The primary use case is a primary failure and failover. The newly promoted tablet will be able to retry the migration that broke during the previous primary failure. To clarify, the migration will start anew, as at this time there is no mechanism to resume a broken migration.

Throttling #

All three strategies: online, gh-ost and pt-osc utilize the tablet throttler, which is a cooperative throttler service based on replication lag. The tablet throttler automatically detects topology REPLICA tablets and adapts to changes in the topology. See Tablet throttler.

  • online strategy uses the throttler by the fact VReplication natively uses the throttler on both source and target ends (for both reads and writes)
  • gh-ost uses the throttler via --throttle-http, which is automatically provided by Vitess
  • pt-osc uses the throttler by replication lag plugin, automatically injected by Vitess.
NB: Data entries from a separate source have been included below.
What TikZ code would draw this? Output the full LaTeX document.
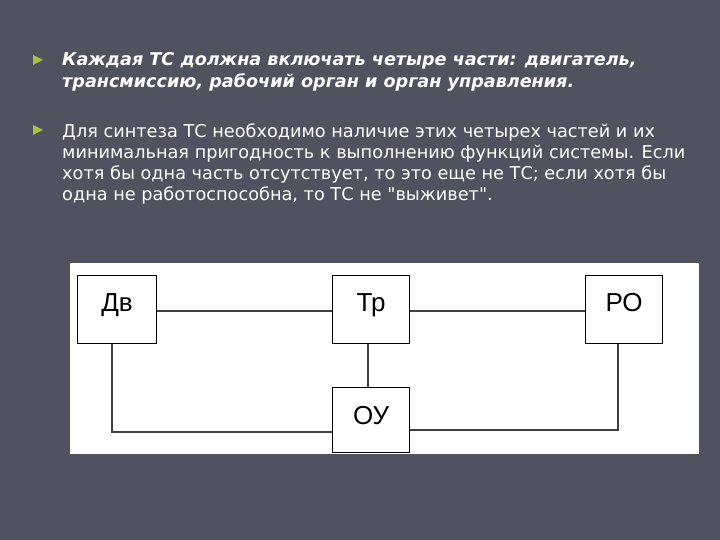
\documentclass[tikz,border=0pt]{standalone}
\usepackage{fontspec}
\setmainfont{DejaVu Sans}[Ligatures=TeXReset]
\newfontfamily\diag{Liberation Sans}
\definecolor{bg}{HTML}{50535F}
\definecolor{bul}{HTML}{A8C43C}
\begin{document}
\begin{tikzpicture}[x=1pt,y=-1pt,
  txt/.style={anchor=base west,inner sep=0pt,text=white},
  blk/.style={draw=black,line width=1.2pt,fill=white,inner sep=0pt,anchor=north west,font=\diag\fontsize{26}{26}\selectfont},
  lnk/.style={draw=black!75,line width=1.3pt}]
\fill[bg] (0,0) rectangle (720,540);
\useasboundingbox (0,0) rectangle (720,540);
% bullets
\fill[bul] (33,55) -- (43,60) -- (33,65) -- cycle;
\fill[bul] (33,125) -- (43,130) -- (33,135) -- cycle;
\node[txt,font=\bfseries\itshape\fontsize{17.6}{18}\selectfont] (t1) at (62,66) {Каждая ТС должна включать четыре части: двигатель,};
\node[txt,font=\bfseries\itshape\fontsize{17.6}{18}\selectfont] (t2) at (62,88) {трансмиссию, рабочий орган и орган управления.};
\node[txt,font=\fontsize{17.7}{18}\selectfont] (p1) at (62,138) {Для синтеза ТС необходимо наличие этих четырех частей и их};
\node[txt,font=\fontsize{17.7}{18}\selectfont] (p2) at (62,159) {минимальная пригодность к выполнению функций системы. Если};
\node[txt,font=\fontsize{17.7}{18}\selectfont] (p3) at (62,180) {хотя бы одна часть отсутствует, то это еще не ТС; если хотя бы};
\node[txt,font=\fontsize{17.7}{18}\selectfont] (p4) at (62,201) {одна не работоспособна, то ТС не "выживет".};
% diagram
\fill[white] (70,263) rectangle (699,454);
\node[blk,minimum width=79,minimum height=68] (dv) at (77,275) {\raisebox{14pt}{Дв}};
\node[blk,minimum width=77,minimum height=68] (tr) at (332,275) {\raisebox{14pt}{Тр}};
\node[blk,minimum width=77,minimum height=68] (ro) at (585,275) {\raisebox{14pt}{РО}};
\node[blk,minimum width=77,minimum height=65] (ou) at (332,387) {\raisebox{10pt}{ОУ}};
\draw[lnk] (dv.east |- 0,311) -- (tr.west |- 0,311);
\draw[lnk] (tr.east |- 0,311) -- (ro.west |- 0,311);
\draw[lnk] (tr.south -| 368,0) -- (ou.north -| 368,0);
\draw[lnk] (dv.south -| 112,0) -- (112,432) -- (ou.west |- 0,432);
\draw[lnk] (ro.south -| 618,0) -- (618,430) -- (ou.east |- 0,430);
\end{tikzpicture}
\end{document}
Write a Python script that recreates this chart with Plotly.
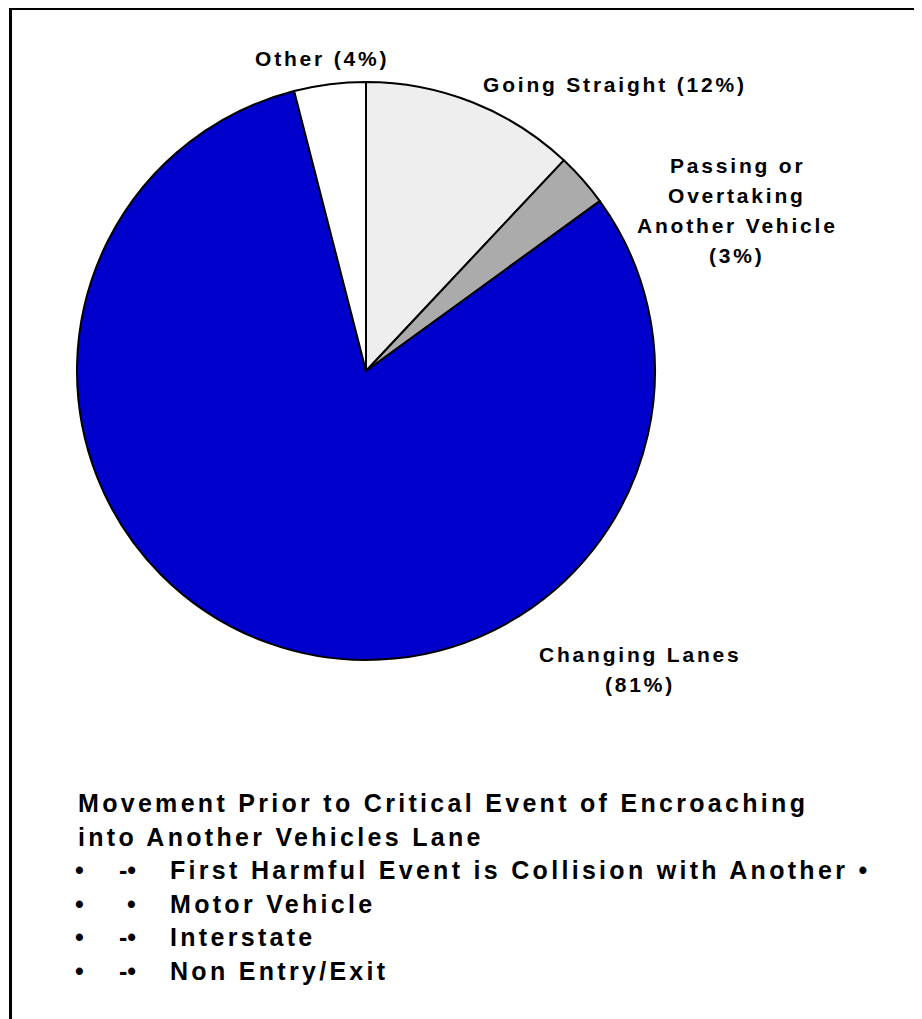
"""
Pie chart: movement prior to critical event of encroaching into another vehicle's lane
"""
import plotly.graph_objects as go

# data
category_lines = [["Going Straight"], ["Passing or", "Overtaking", "Another Vehicle"],
                  ["Changing Lanes"], ["Other"]]
percent = [12, 3, 81, 4]
pct_on_own_line = [False, True, True, False]
slice_colors = ["#EEEEEE", "#ABABAB", "#0000CC", "#FFFFFF"]

heading = ["Movement Prior to Critical Event of Encroaching", "into Another Vehicles Lane"]
bullet_marks = ["-•", "•", "-•", "-•"]
bullet_items = ["First Harmful Event is Collision with Another •", "Motor Vehicle",
                "Interstate", "Non Entry/Exit"]

W, H = 922, 1019


def px(x):
    return x / W


def py(y):
    return 1 - y / H


def spaced(txt, ls):
    return '<span style="letter-spacing:%spx">%s</span>' % (ls, txt)


FONT = "Liberation Sans, Arial, sans-serif"
label_font = dict(family=FONT, size=21, color="black", weight="bold")
text_font = dict(family=FONT, size=25, color="black", weight="bold")

fig = go.Figure()

fig.add_trace(
    go.Pie(labels=[" ".join(l) for l in category_lines], values=percent,
           sort=False, direction="clockwise", rotation=0,
           marker=dict(colors=slice_colors, line=dict(color="black", width=2)),
           textinfo="none", hoverinfo="skip",
           domain=dict(x=[px(69), px(647)], y=[py(652), py(74)]))
)

# slice labels (centre x, y of first line)
label_pos = [(607, 76), (729, 157), (632, 646), (314, 50)]
line_gap = 30
annotations = []
for lines, p, own, (lx, ly) in zip(category_lines, percent, pct_on_own_line, label_pos):
    rows = list(lines)
    if own:
        rows.append("(%d%%)" % p)
    else:
        rows[-1] = "%s (%d%%)" % (rows[-1], p)
    for j, r in enumerate(rows):
        annotations.append(dict(
            x=px(lx), y=py(ly + line_gap * j), xref="paper", yref="paper",
            text=spaced(r, 2.8), showarrow=False, xanchor="center", yanchor="middle",
            font=label_font))

# heading + bullet list
for i, line in enumerate(heading):
    annotations.append(dict(
        x=px(68), y=py(795 + 33.5 * i), xref="paper", yref="paper",
        text=spaced(line, 3.3), showarrow=False, xanchor="left", yanchor="middle",
        font=text_font))

for i, (mark, item) in enumerate(zip(bullet_marks, bullet_items)):
    yy = py(862 + 33.5 * i)
    annotations.append(dict(x=px(71), y=yy, xref="paper", yref="paper", text="•",
                            showarrow=False, xanchor="center", yanchor="middle",
                            font=text_font))
    annotations.append(dict(x=px(130), y=yy, xref="paper", yref="paper", text=mark,
                            showarrow=False, xanchor="right", yanchor="middle",
                            font=text_font))
    annotations.append(dict(x=px(160), y=yy, xref="paper", yref="paper",
                            text=spaced(item, 3.3), showarrow=False,
                            xanchor="left", yanchor="middle", font=text_font))

fig.update_layout(
    width=W, height=H,
    margin=dict(l=0, r=0, t=0, b=0),
    paper_bgcolor="white", plot_bgcolor="white",
    showlegend=False,
    annotations=annotations,
    shapes=[dict(type="rect", xref="paper", yref="paper",
                 x0=px(2.5), x1=1.05, y0=-0.05, y1=py(0.5),
                 line=dict(color="black", width=3))],
)

fig.write_html("out.html")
NOTE that at this time (and subject to change) the tablet throttler is disabled by default. Enable it with vttablet's -enable-lag-throttler flag. If the tablet throttler is disabled, schema migrations will not throttle on replication lag.

Table cleanup #

All ALTER strategies leave artifacts behind. Whether successful or failed, either the original table or the ghost table is left still populated at the end of the migration. Vitess explicitly makes sure the tables are not dropped at the end of the migration. This is for two reasons:

  • Make the table/data still available for a while, and
  • in MySQL pre 8.0.23, a DROP TABLE operation can be dangerous in production as it commonly locks the buffer pool for a substantial period.

The tables are kept for 24 hours after migration completion. Vitess automatically cleans up those tables as soon as a migration completes (either successful or failed). You will normally not need to do anything.

Artifact tables are identifiable via SELECT artifacts FROM _vt.schema_migrations in a VExec command, see below. You should generally not touch these tables. It's possible to DROP those tables with direct DDL strategy. Note that dropping tables in production can be risky and lock down your database for a substantial period of time.